STATED GOAL:
Output each line exactly as it appears, skipping any embedded picture.

-- begin --

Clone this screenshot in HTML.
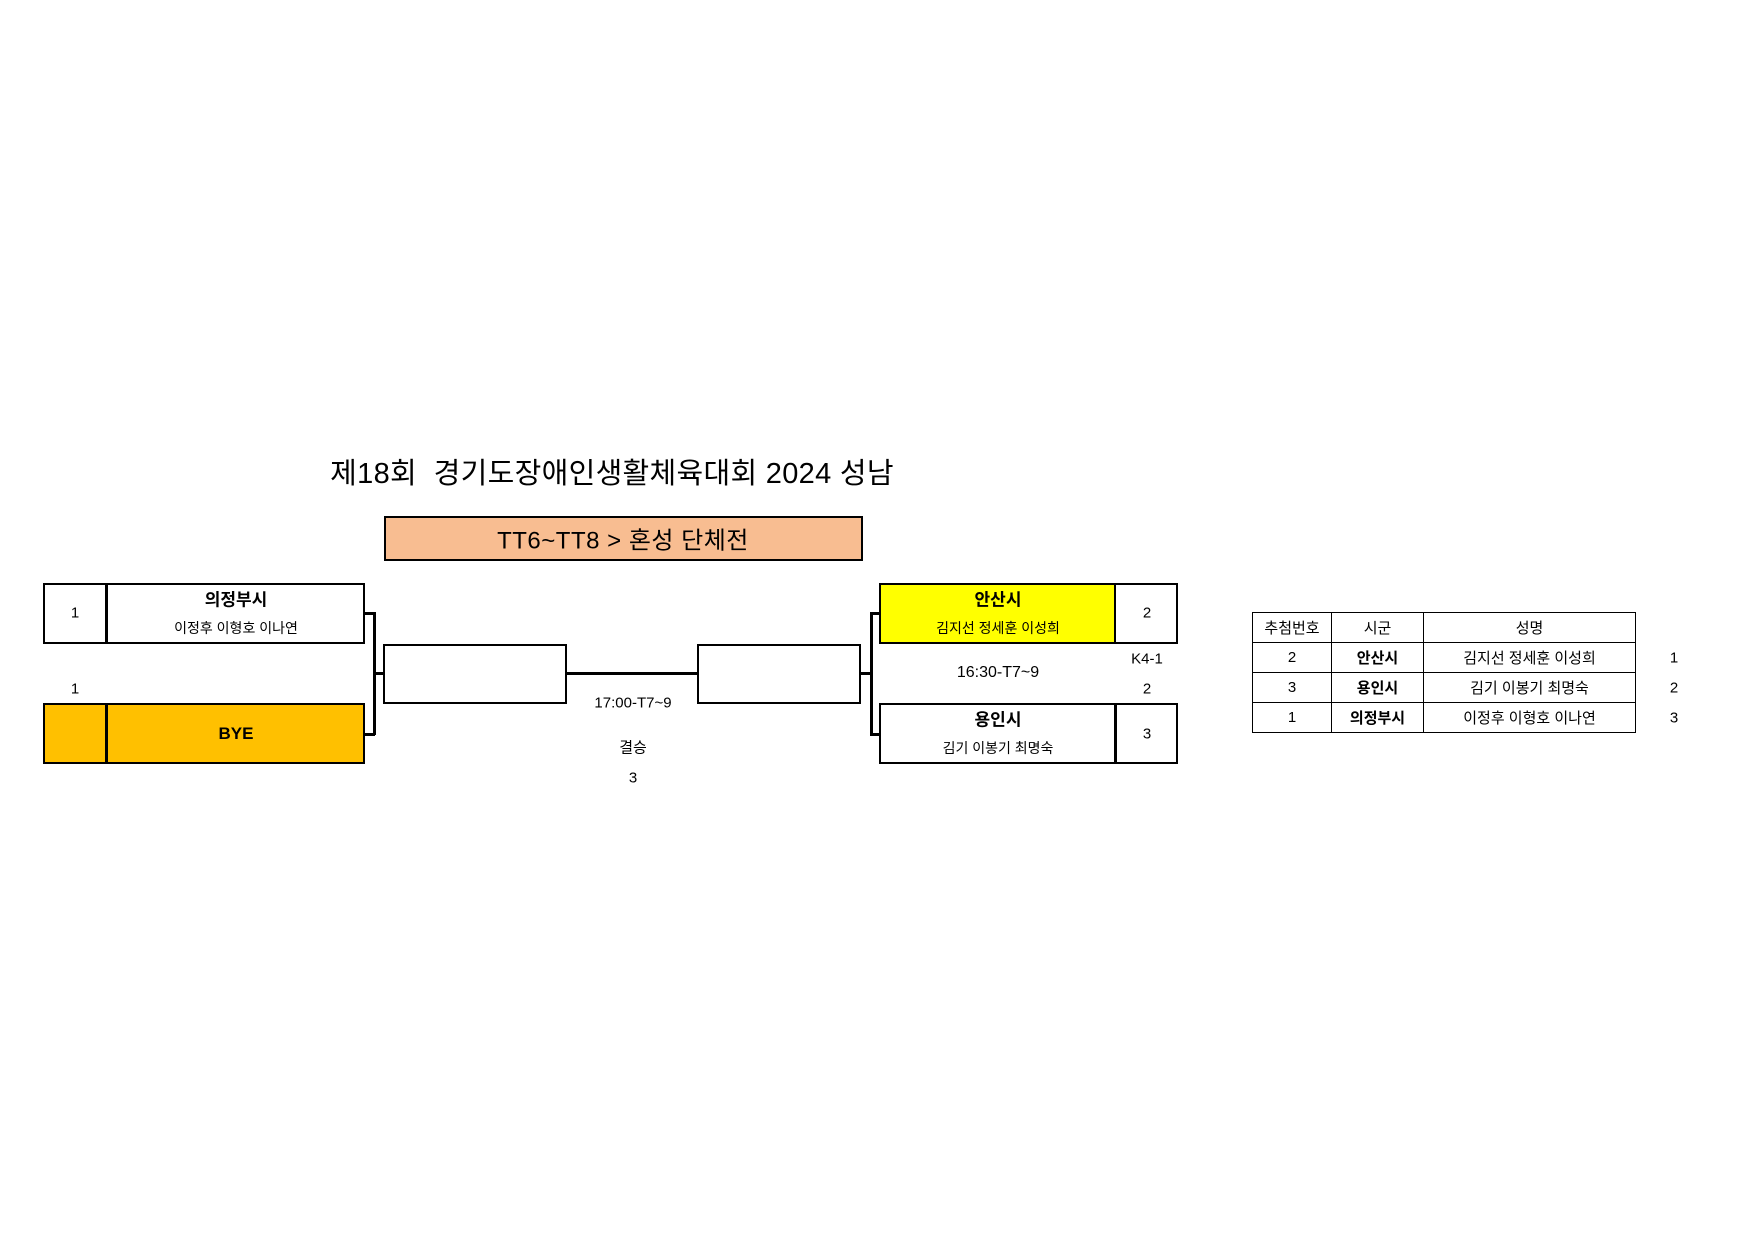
<!DOCTYPE html>
<html><head><meta charset="utf-8"><style>
body{margin:0;width:1755px;height:1241px;background:#fff;position:relative;overflow:hidden;font-family:"Liberation Sans","Noto Sans CJK KR",sans-serif;color:#000}
.a{position:absolute}
.b{position:absolute;border:2.5px solid #000;box-sizing:border-box}
.t{position:absolute;text-align:center;white-space:nowrap;transform:translate(-50%,-50%)}
.h{position:absolute;background:#000}
table{border-collapse:collapse;position:absolute;left:1259px;top:612px;font-size:15px}
td{border:1.5px solid #000;height:29px;text-align:center;padding:0}
</style></head><body>
<div class="t" style="left:612px;top:471px;font-size:29px;letter-spacing:0.3px">제18회&nbsp; 경기도장애인생활체육대회 2024 성남</div>
<div class="b" style="left:384px;top:516px;width:479px;height:45px;background:#F8BD91"></div>
<div class="t" style="left:623px;top:538px;font-size:24px;letter-spacing:0.5px">TT6~TT8 &gt; 혼성 단체전</div>

<div class="b" style="left:43px;top:583px;width:322px;height:61px"></div>
<div class="h" style="left:105px;top:583px;width:2.5px;height:61px"></div>
<div class="t" style="left:75px;top:613px;font-size:15px">1</div>
<div class="t" style="left:236px;top:598px;font-size:17px;font-weight:bold">의정부시</div>
<div class="t" style="left:236px;top:628px;font-size:14px">이정후 이형호 이나연</div>
<div class="t" style="left:75px;top:689px;font-size:15px">1</div>
<div class="b" style="left:43px;top:703px;width:322px;height:61px;background:#FFC000"></div>
<div class="h" style="left:105px;top:703px;width:2.5px;height:61px"></div>
<div class="t" style="left:236px;top:734px;font-size:17px;font-weight:bold">BYE</div>

<div class="h" style="left:365px;top:612px;width:10px;height:2.5px"></div>
<div class="h" style="left:365px;top:733px;width:10px;height:2.5px"></div>
<div class="h" style="left:373px;top:612px;width:2.5px;height:123px"></div>
<div class="h" style="left:373px;top:672px;width:11px;height:2.5px"></div>

<div class="b" style="left:383px;top:644px;width:184px;height:60px"></div>
<div class="h" style="left:566px;top:672px;width:133px;height:2.5px"></div>
<div class="b" style="left:697px;top:644px;width:164px;height:60px"></div>
<div class="t" style="left:633px;top:703px;font-size:15px">17:00-T7~9</div>
<div class="t" style="left:633px;top:747px;font-size:15px">결승</div>
<div class="t" style="left:633px;top:778px;font-size:15px">3</div>

<div class="h" style="left:860px;top:672px;width:12px;height:2.5px"></div>
<div class="h" style="left:870px;top:612px;width:2.5px;height:123px"></div>
<div class="h" style="left:870px;top:612px;width:10px;height:2.5px"></div>
<div class="h" style="left:870px;top:733px;width:10px;height:2.5px"></div>

<div class="b" style="left:879px;top:583px;width:299px;height:61px;background:#FFFF00"></div>
<div class="h" style="left:1114px;top:583px;width:2.5px;height:61px"></div>
<div class="a" style="left:1116px;top:585px;width:60px;height:57px;background:#fff"></div>
<div class="t" style="left:998px;top:598px;font-size:17px;font-weight:bold">안산시</div>
<div class="t" style="left:998px;top:628px;font-size:14px">김지선 정세훈 이성희</div>
<div class="t" style="left:1147px;top:613px;font-size:15px">2</div>
<div class="t" style="left:998px;top:673px;font-size:16px">16:30-T7~9</div>
<div class="t" style="left:1147px;top:659px;font-size:15px">K4-1</div>
<div class="t" style="left:1147px;top:689px;font-size:15px">2</div>
<div class="b" style="left:879px;top:703px;width:299px;height:61px"></div>
<div class="h" style="left:1114px;top:703px;width:2.5px;height:61px"></div>
<div class="t" style="left:998px;top:718px;font-size:17px;font-weight:bold">용인시</div>
<div class="t" style="left:998px;top:748px;font-size:14px">김기 이봉기 최명숙</div>
<div class="t" style="left:1147px;top:734px;font-size:15px">3</div>

<table style="left:1252px">
<tr><td style="width:78px">추첨번호</td><td style="width:91px">시군</td><td style="width:211px">성명</td></tr>
<tr><td>2</td><td><b>안산시</b></td><td>김지선 정세훈 이성희</td></tr>
<tr><td>3</td><td><b>용인시</b></td><td>김기 이봉기 최명숙</td></tr>
<tr><td>1</td><td><b>의정부시</b></td><td>이정후 이형호 이나연</td></tr>
</table>
<div class="t" style="left:1674px;top:658px;font-size:15px">1</div>
<div class="t" style="left:1674px;top:688px;font-size:15px">2</div>
<div class="t" style="left:1674px;top:718px;font-size:15px">3</div>
</body></html>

-- end --

FINISHED TASK:
Clone this screenshot in HTML.
<!DOCTYPE html>
<html><head><meta charset="utf-8"><style>
body{margin:0;width:1755px;height:1241px;background:#fff;position:relative;overflow:hidden;font-family:"Liberation Sans","Noto Sans CJK KR",sans-serif;color:#000}
.a{position:absolute}
.b{position:absolute;border:2.5px solid #000;box-sizing:border-box}
.t{position:absolute;text-align:center;white-space:nowrap;transform:translate(-50%,-50%)}
.h{position:absolute;background:#000}
table{border-collapse:collapse;position:absolute;left:1259px;top:612px;font-size:15px}
td{border:1.5px solid #000;height:29px;text-align:center;padding:0}
</style></head><body>
<div class="t" style="left:612px;top:471px;font-size:29px;letter-spacing:0.3px">제18회&nbsp; 경기도장애인생활체육대회 2024 성남</div>
<div class="b" style="left:384px;top:516px;width:479px;height:45px;background:#F8BD91"></div>
<div class="t" style="left:623px;top:538px;font-size:24px;letter-spacing:0.5px">TT6~TT8 &gt; 혼성 단체전</div>

<div class="b" style="left:43px;top:583px;width:322px;height:61px"></div>
<div class="h" style="left:105px;top:583px;width:2.5px;height:61px"></div>
<div class="t" style="left:75px;top:613px;font-size:15px">1</div>
<div class="t" style="left:236px;top:598px;font-size:17px;font-weight:bold">의정부시</div>
<div class="t" style="left:236px;top:628px;font-size:14px">이정후 이형호 이나연</div>
<div class="t" style="left:75px;top:689px;font-size:15px">1</div>
<div class="b" style="left:43px;top:703px;width:322px;height:61px;background:#FFC000"></div>
<div class="h" style="left:105px;top:703px;width:2.5px;height:61px"></div>
<div class="t" style="left:236px;top:734px;font-size:17px;font-weight:bold">BYE</div>

<div class="h" style="left:365px;top:612px;width:10px;height:2.5px"></div>
<div class="h" style="left:365px;top:733px;width:10px;height:2.5px"></div>
<div class="h" style="left:373px;top:612px;width:2.5px;height:123px"></div>
<div class="h" style="left:373px;top:672px;width:11px;height:2.5px"></div>

<div class="b" style="left:383px;top:644px;width:184px;height:60px"></div>
<div class="h" style="left:566px;top:672px;width:133px;height:2.5px"></div>
<div class="b" style="left:697px;top:644px;width:164px;height:60px"></div>
<div class="t" style="left:633px;top:703px;font-size:15px">17:00-T7~9</div>
<div class="t" style="left:633px;top:747px;font-size:15px">결승</div>
<div class="t" style="left:633px;top:778px;font-size:15px">3</div>

<div class="h" style="left:860px;top:672px;width:12px;height:2.5px"></div>
<div class="h" style="left:870px;top:612px;width:2.5px;height:123px"></div>
<div class="h" style="left:870px;top:612px;width:10px;height:2.5px"></div>
<div class="h" style="left:870px;top:733px;width:10px;height:2.5px"></div>

<div class="b" style="left:879px;top:583px;width:299px;height:61px;background:#FFFF00"></div>
<div class="h" style="left:1114px;top:583px;width:2.5px;height:61px"></div>
<div class="a" style="left:1116px;top:585px;width:60px;height:57px;background:#fff"></div>
<div class="t" style="left:998px;top:598px;font-size:17px;font-weight:bold">안산시</div>
<div class="t" style="left:998px;top:628px;font-size:14px">김지선 정세훈 이성희</div>
<div class="t" style="left:1147px;top:613px;font-size:15px">2</div>
<div class="t" style="left:998px;top:673px;font-size:16px">16:30-T7~9</div>
<div class="t" style="left:1147px;top:659px;font-size:15px">K4-1</div>
<div class="t" style="left:1147px;top:689px;font-size:15px">2</div>
<div class="b" style="left:879px;top:703px;width:299px;height:61px"></div>
<div class="h" style="left:1114px;top:703px;width:2.5px;height:61px"></div>
<div class="t" style="left:998px;top:718px;font-size:17px;font-weight:bold">용인시</div>
<div class="t" style="left:998px;top:748px;font-size:14px">김기 이봉기 최명숙</div>
<div class="t" style="left:1147px;top:734px;font-size:15px">3</div>

<table style="left:1252px">
<tr><td style="width:78px">추첨번호</td><td style="width:91px">시군</td><td style="width:211px">성명</td></tr>
<tr><td>2</td><td><b>안산시</b></td><td>김지선 정세훈 이성희</td></tr>
<tr><td>3</td><td><b>용인시</b></td><td>김기 이봉기 최명숙</td></tr>
<tr><td>1</td><td><b>의정부시</b></td><td>이정후 이형호 이나연</td></tr>
</table>
<div class="t" style="left:1674px;top:658px;font-size:15px">1</div>
<div class="t" style="left:1674px;top:688px;font-size:15px">2</div>
<div class="t" style="left:1674px;top:718px;font-size:15px">3</div>
</body></html>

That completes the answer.